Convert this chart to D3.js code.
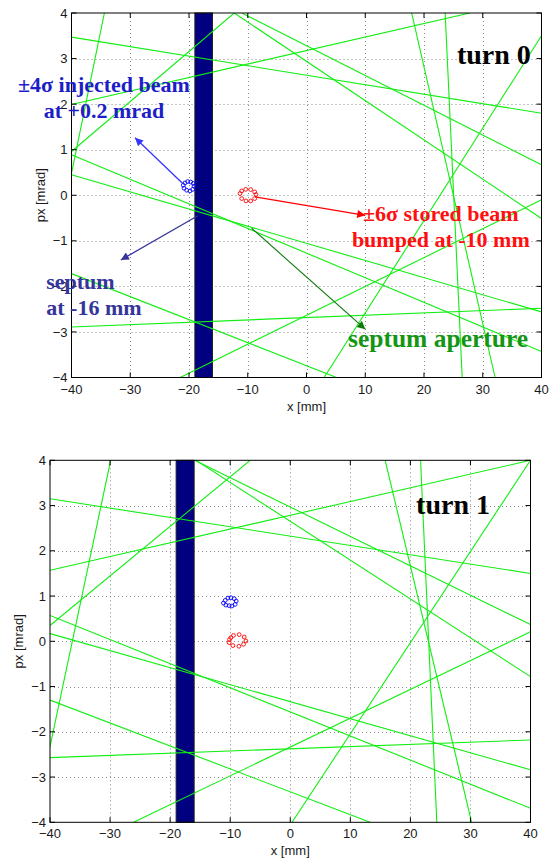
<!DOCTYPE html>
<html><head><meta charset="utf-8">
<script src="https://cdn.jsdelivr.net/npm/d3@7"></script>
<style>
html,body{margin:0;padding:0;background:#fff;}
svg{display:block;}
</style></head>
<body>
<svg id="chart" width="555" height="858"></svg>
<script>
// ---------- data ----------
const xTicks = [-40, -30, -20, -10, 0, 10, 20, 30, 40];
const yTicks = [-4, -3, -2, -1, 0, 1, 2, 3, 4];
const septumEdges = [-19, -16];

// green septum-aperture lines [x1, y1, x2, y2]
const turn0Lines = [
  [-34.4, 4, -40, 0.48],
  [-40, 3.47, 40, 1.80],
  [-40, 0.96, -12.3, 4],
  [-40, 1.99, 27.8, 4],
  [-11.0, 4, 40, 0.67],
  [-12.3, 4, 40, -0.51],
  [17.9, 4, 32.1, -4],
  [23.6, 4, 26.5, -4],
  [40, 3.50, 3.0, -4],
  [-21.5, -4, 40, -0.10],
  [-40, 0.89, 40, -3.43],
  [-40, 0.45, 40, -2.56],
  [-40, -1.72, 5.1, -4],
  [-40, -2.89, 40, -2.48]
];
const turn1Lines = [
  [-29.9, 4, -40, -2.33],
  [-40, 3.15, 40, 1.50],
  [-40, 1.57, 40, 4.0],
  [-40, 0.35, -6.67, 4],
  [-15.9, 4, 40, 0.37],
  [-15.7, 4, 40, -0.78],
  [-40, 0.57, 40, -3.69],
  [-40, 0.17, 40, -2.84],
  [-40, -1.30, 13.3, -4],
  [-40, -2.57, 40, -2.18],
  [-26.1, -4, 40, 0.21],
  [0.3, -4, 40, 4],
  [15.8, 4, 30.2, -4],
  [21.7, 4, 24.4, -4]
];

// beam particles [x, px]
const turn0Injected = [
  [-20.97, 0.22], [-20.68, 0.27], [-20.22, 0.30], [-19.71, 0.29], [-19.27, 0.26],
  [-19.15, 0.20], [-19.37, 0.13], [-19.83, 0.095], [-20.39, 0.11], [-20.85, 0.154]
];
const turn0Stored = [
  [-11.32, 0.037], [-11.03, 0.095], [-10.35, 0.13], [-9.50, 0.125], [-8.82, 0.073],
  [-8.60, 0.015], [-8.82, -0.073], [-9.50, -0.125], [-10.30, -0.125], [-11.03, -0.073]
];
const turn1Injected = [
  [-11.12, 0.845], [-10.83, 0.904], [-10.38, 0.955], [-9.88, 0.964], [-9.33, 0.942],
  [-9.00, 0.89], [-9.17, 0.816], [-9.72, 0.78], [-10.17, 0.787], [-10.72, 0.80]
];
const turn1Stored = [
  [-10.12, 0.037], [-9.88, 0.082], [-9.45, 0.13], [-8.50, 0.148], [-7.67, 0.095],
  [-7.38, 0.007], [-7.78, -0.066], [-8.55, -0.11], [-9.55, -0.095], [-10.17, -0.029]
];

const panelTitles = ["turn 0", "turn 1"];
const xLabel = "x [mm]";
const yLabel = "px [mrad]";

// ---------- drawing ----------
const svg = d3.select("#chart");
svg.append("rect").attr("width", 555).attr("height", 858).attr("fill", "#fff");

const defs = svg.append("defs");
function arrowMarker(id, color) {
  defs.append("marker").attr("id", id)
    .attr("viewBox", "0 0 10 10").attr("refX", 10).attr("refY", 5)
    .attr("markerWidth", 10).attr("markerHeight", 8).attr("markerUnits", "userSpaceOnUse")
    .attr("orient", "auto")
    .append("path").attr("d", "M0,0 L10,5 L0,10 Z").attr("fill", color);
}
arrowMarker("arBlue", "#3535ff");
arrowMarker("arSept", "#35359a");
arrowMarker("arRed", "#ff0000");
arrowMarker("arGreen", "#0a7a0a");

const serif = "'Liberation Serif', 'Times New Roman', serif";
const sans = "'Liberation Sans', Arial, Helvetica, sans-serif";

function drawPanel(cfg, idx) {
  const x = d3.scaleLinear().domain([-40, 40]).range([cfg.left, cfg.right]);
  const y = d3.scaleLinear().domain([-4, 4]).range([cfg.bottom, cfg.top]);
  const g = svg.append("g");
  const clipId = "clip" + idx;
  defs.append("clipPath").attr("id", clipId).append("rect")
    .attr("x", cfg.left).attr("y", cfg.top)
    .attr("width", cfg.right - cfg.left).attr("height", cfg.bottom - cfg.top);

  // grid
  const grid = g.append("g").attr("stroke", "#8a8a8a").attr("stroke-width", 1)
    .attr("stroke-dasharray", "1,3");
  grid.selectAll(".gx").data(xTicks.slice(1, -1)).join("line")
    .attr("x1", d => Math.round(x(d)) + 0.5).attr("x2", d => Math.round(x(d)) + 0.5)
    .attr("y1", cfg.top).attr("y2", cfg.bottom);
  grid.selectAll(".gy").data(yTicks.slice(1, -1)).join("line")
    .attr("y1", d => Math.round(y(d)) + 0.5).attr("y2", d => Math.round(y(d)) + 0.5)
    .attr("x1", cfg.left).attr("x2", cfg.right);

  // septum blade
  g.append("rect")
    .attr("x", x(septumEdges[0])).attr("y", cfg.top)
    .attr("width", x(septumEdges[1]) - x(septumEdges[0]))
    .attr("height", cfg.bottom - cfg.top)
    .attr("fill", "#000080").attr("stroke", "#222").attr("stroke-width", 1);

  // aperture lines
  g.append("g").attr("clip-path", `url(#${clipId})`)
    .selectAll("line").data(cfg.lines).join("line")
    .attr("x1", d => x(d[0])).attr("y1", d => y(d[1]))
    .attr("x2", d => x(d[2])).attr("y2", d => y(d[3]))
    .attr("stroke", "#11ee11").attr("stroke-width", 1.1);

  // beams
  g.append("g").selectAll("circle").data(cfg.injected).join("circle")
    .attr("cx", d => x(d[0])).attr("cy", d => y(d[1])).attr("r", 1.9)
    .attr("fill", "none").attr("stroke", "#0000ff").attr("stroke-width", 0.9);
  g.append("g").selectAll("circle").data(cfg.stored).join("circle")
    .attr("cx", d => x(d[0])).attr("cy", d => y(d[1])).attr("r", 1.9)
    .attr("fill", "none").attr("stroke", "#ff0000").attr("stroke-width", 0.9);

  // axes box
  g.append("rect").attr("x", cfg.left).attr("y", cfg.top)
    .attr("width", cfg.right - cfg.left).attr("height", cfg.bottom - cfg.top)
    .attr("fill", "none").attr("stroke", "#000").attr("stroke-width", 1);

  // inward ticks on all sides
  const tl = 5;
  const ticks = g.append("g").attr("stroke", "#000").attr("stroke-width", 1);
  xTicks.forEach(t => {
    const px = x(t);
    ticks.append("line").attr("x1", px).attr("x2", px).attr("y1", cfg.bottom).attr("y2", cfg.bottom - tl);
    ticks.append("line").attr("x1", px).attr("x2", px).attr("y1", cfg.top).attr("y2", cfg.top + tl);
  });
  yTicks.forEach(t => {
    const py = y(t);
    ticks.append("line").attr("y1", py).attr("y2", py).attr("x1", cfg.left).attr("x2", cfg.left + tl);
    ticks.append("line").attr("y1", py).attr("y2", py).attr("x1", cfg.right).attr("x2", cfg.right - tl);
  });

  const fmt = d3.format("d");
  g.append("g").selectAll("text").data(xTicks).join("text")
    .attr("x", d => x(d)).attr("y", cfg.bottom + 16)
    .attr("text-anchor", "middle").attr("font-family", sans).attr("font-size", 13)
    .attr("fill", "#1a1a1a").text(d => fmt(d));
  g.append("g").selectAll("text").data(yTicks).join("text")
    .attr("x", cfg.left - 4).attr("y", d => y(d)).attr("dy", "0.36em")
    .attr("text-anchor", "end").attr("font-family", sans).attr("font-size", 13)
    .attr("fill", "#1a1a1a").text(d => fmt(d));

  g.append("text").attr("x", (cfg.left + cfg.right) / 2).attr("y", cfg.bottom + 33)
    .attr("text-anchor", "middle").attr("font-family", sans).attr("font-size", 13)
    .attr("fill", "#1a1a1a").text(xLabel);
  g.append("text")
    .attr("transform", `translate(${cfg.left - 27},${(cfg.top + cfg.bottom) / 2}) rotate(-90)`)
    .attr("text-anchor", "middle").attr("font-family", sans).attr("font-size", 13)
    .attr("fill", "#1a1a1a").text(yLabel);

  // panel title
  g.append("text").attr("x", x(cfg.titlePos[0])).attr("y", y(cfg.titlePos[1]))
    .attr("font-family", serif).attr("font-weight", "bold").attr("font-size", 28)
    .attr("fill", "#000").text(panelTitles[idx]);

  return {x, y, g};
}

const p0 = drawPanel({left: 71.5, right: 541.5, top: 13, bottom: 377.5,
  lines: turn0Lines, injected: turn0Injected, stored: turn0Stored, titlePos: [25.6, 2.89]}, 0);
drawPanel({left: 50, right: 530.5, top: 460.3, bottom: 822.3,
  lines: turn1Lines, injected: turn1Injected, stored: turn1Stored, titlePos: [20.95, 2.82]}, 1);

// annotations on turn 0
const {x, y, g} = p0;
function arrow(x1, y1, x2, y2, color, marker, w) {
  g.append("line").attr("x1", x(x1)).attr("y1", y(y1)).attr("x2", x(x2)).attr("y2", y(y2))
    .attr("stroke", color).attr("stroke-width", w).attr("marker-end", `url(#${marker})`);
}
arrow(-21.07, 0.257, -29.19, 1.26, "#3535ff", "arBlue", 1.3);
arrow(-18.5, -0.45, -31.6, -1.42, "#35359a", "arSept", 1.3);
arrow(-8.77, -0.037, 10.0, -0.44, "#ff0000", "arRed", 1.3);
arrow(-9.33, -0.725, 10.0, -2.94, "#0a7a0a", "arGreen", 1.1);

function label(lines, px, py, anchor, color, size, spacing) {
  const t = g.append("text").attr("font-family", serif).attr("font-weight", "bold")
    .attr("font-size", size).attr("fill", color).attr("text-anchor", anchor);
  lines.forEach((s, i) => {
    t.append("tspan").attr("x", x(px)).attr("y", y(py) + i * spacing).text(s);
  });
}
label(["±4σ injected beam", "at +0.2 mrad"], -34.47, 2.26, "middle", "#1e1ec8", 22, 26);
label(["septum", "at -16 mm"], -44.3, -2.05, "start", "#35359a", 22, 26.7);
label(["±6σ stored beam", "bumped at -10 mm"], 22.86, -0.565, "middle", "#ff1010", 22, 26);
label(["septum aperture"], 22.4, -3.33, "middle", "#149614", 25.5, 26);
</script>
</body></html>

══════════════════════════════

- Given exercise -
From the first line above to the line containing "const septumEdges = [-19, -16];", repeat each line exactly. Pictures stay out.

- Solution to the exercise -
Convert this chart to D3.js code.
<!DOCTYPE html>
<html><head><meta charset="utf-8">
<script src="https://cdn.jsdelivr.net/npm/d3@7"></script>
<style>
html,body{margin:0;padding:0;background:#fff;}
svg{display:block;}
</style></head>
<body>
<svg id="chart" width="555" height="858"></svg>
<script>
// ---------- data ----------
const xTicks = [-40, -30, -20, -10, 0, 10, 20, 30, 40];
const yTicks = [-4, -3, -2, -1, 0, 1, 2, 3, 4];
const septumEdges = [-19, -16];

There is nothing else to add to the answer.